NAIROBI, Kenya, Sept 10 – The nationalization of Kenya Airways will only succeed if the Government thoroughly investigates some of the issues that have afflicted the company in the recent years.
This is according to the Kenya Airline Pilots Association (KALPA) which has also called on the Government to incorporate the Deloitte Forensic Audit Report and The Senate Report in the nationalization process and include key stakeholders’ contributions.
“The Association is ready to present submissions to the Government to ensure a smooth and beneficial turnaround process,” KALPA General Secretary Captain Murithi Nyagah said.
In February 2016, the airline hired Deloitte to identify areas of weakness in its operations after the company sank into debts and losses in 2014. The airline reported a Sh25.7 billion after-tax loss for the year ended March 2015, followed by a Sh10.95 billion net loss for the six months to September.
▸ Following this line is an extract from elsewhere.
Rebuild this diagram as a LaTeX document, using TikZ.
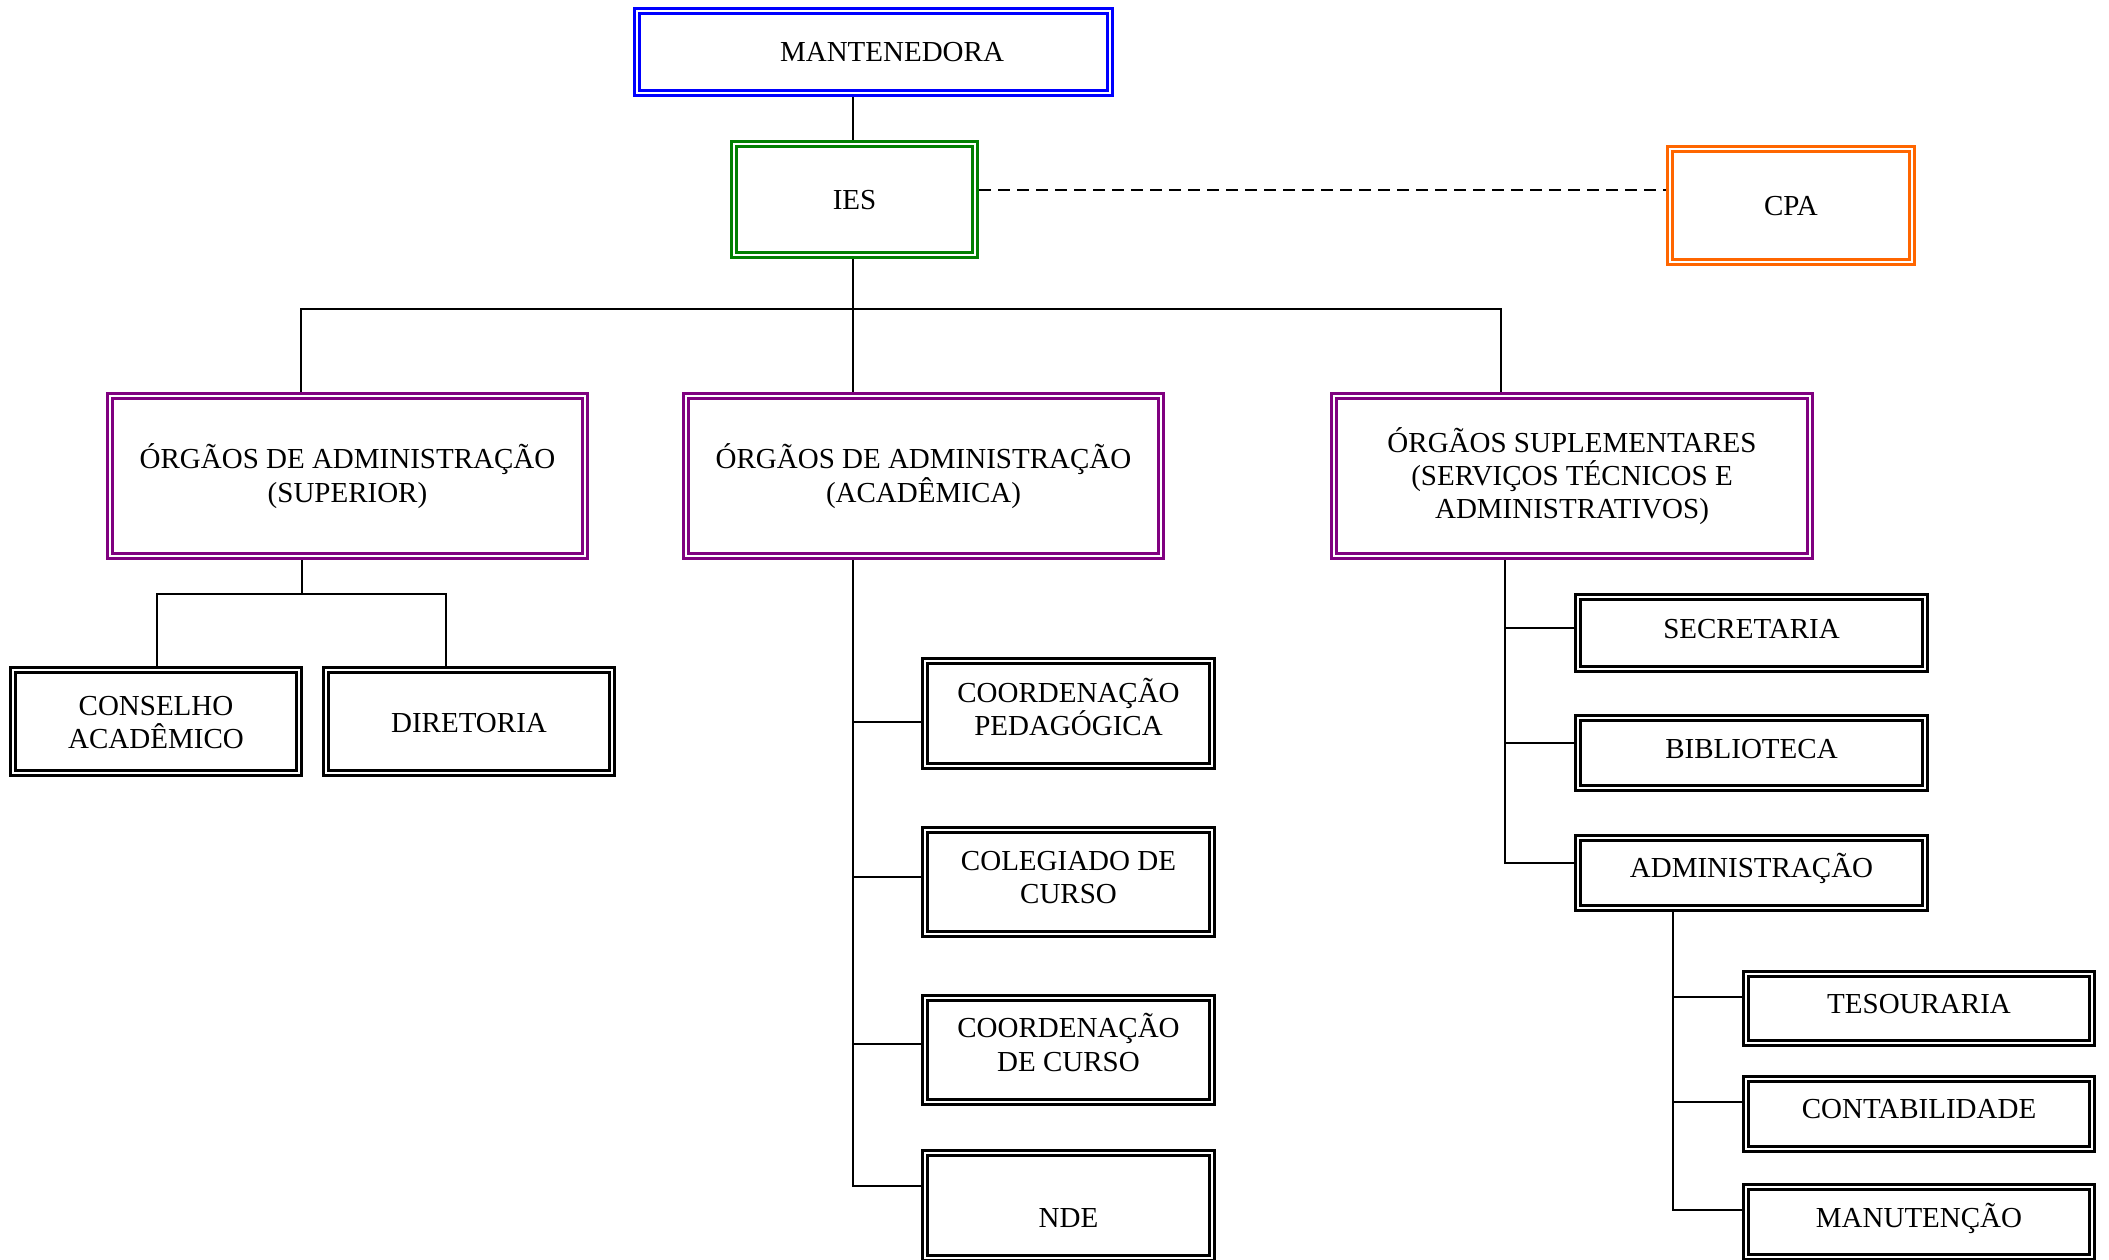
\documentclass[tikz,border=0pt]{standalone}
\usepackage{fontspec}
\setmainfont{Liberation Serif}
\newcommand\TL[1]{\rule[-7.05pt]{0pt}{33.3pt}#1}
\definecolor{cblue}{RGB}{0,0,255}
\definecolor{cgreen}{RGB}{0,128,0}
\definecolor{corange}{RGB}{255,102,0}
\definecolor{cpurple}{RGB}{128,0,128}
\begin{document}
\begin{tikzpicture}[x=1pt,y=-1pt,
  box/.style={draw=#1, double, line width=2.8pt, double distance=2.2pt, inner sep=0pt, outer sep=3.9pt},
  box/.default=black,
  txt/.style={font=\fontsize{29pt}{33.3pt}\selectfont, align=center, inner sep=0pt, text=black},
  wire/.style={line width=1.5pt},
  dsh/.style={line width=1.5pt, dash pattern=on 12pt off 7pt}]
\useasboundingbox (0,0) rectangle (2109,1259);
% top level
\node[box=cblue, minimum width=473.2pt, minimum height=82.2pt,
  label={[txt, xshift=18.5pt]center:{\TL{MANTENEDORA}}}] (mant) at (873.5,52) {};
\node[box=cgreen, minimum width=241.2pt, minimum height=111.2pt,
  label={[txt]center:{\TL{IES}}}] (ies) at (854.5,199.5) {};
\node[box=corange, minimum width=242.2pt, minimum height=113.2pt,
  label={[txt]center:{\TL{CPA}}}] (cpa) at (1791,205.5) {};
% second level
\node[box=cpurple, minimum width=475.2pt, minimum height=160.2pt,
  label={[txt]center:{\TL{ÓRGÃOS DE ADMINISTRAÇÃO}\\\TL{(SUPERIOR)}}}] (sup) at (347.5,476) {};
\node[box=cpurple, minimum width=475.2pt, minimum height=160.2pt,
  label={[txt]center:{\TL{ÓRGÃOS DE ADMINISTRAÇÃO}\\\TL{(ACADÊMICA)}}}] (acad) at (923.5,476) {};
\node[box=cpurple, minimum width=476.2pt, minimum height=160.2pt,
  label={[txt]center:{\TL{ÓRGÃOS SUPLEMENTARES}\\\TL{(SERVIÇOS TÉCNICOS E}\\\TL{ADMINISTRATIVOS)}}}] (supl) at (1572,476) {};
% superior children
\node[box, minimum width=286.2pt, minimum height=103.2pt,
  label={[txt, yshift=-1pt]center:{\TL{CONSELHO}\\\TL{ACADÊMICO}}}] (cons) at (156,721.5) {};
\node[box, minimum width=286.2pt, minimum height=103.2pt,
  label={[txt, yshift=-1.5pt]center:{\TL{DIRETORIA}}}] (dir) at (469,721.5) {};
% academica children
\node[box, minimum width=287.2pt, minimum height=105.2pt,
  label={[txt, yshift=4pt]center:{\TL{COORDENAÇÃO}\\\TL{PEDAGÓGICA}}}] (ped) at (1068.5,713.5) {};
\node[box, minimum width=287.2pt, minimum height=104.2pt,
  label={[txt, yshift=4.5pt]center:{\TL{COLEGIADO DE}\\\TL{CURSO}}}] (col) at (1068.5,882) {};
\node[box, minimum width=287.2pt, minimum height=104.2pt,
  label={[txt, yshift=5pt]center:{\TL{COORDENAÇÃO}\\\TL{DE CURSO}}}] (cdc) at (1068.5,1050) {};
\node[box, minimum width=287.2pt, minimum height=105.2pt,
  label={[txt, yshift=-12pt]center:{\TL{NDE}}}] (nde) at (1068.5,1205.5) {};
% suplementares children
\node[box, minimum width=347.2pt, minimum height=72.2pt,
  label={[txt, yshift=4pt]center:{\TL{SECRETARIA}}}] (sec) at (1751.5,633) {};
\node[box, minimum width=347.2pt, minimum height=70.2pt,
  label={[txt, yshift=4pt]center:{\TL{BIBLIOTECA}}}] (bib) at (1751.5,753) {};
\node[box, minimum width=347.2pt, minimum height=70.2pt,
  label={[txt, yshift=5pt]center:{\TL{ADMINISTRAÇÃO}}}] (adm) at (1751.5,873) {};
% administracao children
\node[box, minimum width=346.2pt, minimum height=69.2pt,
  label={[txt, yshift=4.5pt]center:{\TL{TESOURARIA}}}] (tes) at (1919,1008.5) {};
\node[box, minimum width=346.2pt, minimum height=70.2pt,
  label={[txt, yshift=5pt]center:{\TL{CONTABILIDADE}}}] (con) at (1919,1114) {};
\node[box, minimum width=346.2pt, minimum height=70.2pt,
  label={[txt, yshift=4.5pt]center:{\TL{MANUTENÇÃO}}}] (man) at (1919,1222) {};
% junction coordinates
\coordinate (tl) at (301,309);
\coordinate (tr) at (1501,309);
\coordinate (sj) at (302,594);
\coordinate (sl) at (157,594);
\coordinate (sr) at (446,594);
\coordinate (a1) at (853,722);
\coordinate (a2) at (853,877);
\coordinate (a3) at (853,1044);
\coordinate (a4) at (853,1186);
\coordinate (s1) at (1505,628);
\coordinate (s2) at (1505,743);
\coordinate (s3) at (1505,863);
\coordinate (d1) at (1673,997);
\coordinate (d2) at (1673,1102);
\coordinate (d3) at (1673,1210);
% connectors
\draw[wire] (a1 |- mant.south) -- (a1 |- ies.north);
\draw[wire] (a1 |- ies.south) -- (a1 |- acad.north);
\draw[wire] (tl |- sup.north) -- (tl) -- (tr) -- (tr |- supl.north);
\draw[dsh] ([yshift=9.5pt]ies.east) -- ([yshift=9.5pt]ies.east -| cpa.west);
\draw[wire] (sj |- sup.south) -- (sj);
\draw[wire] (sl |- cons.north) -- (sl) -- (sr) -- (sr |- dir.north);
\draw[wire] (a4 |- acad.south) -- (a4) -- (a4 -| nde.west);
\draw[wire] (a1) -- (a1 -| ped.west);
\draw[wire] (a2) -- (a2 -| col.west);
\draw[wire] (a3) -- (a3 -| cdc.west);
\draw[wire] (s3 |- supl.south) -- (s3) -- (s3 -| adm.west);
\draw[wire] (s1) -- (s1 -| sec.west);
\draw[wire] (s2) -- (s2 -| bib.west);
\draw[wire] (d3 |- adm.south) -- (d3) -- (d3 -| man.west);
\draw[wire] (d1) -- (d1 -| tes.west);
\draw[wire] (d2) -- (d2 -| con.west);
\end{tikzpicture}
\end{document}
The audit trail revealed a story of plunder and theft; fraud was involved in many areas of the company’s operations, from ticketing, fuel and accounting.
Senate’s report also revealed a similar story. The airline was afflicted by poor investment decisions by management of buying and leasing aircrafts, fuel hedging, expensive ticketing and frequent cancellation of flights causing inconvenience and poor relationship with passengers.
The nationalization proposal was fronted and voted for in July in parliament in a bid to save the national carrier from mounting debts.
In a previous media interview, Parliament’s transport Committee David Pkosing pushed for nationalization of the airline saying it would exempt it from taxes om engines, maintenance and fuel which would allow it to sell cheaper tickets.
Currently, KQ charges more than competitors, forcing price sensitive passengers to opt for competitors who include Ethiopian Airlines and Rwanda’s flag carrier airline, RwandAir.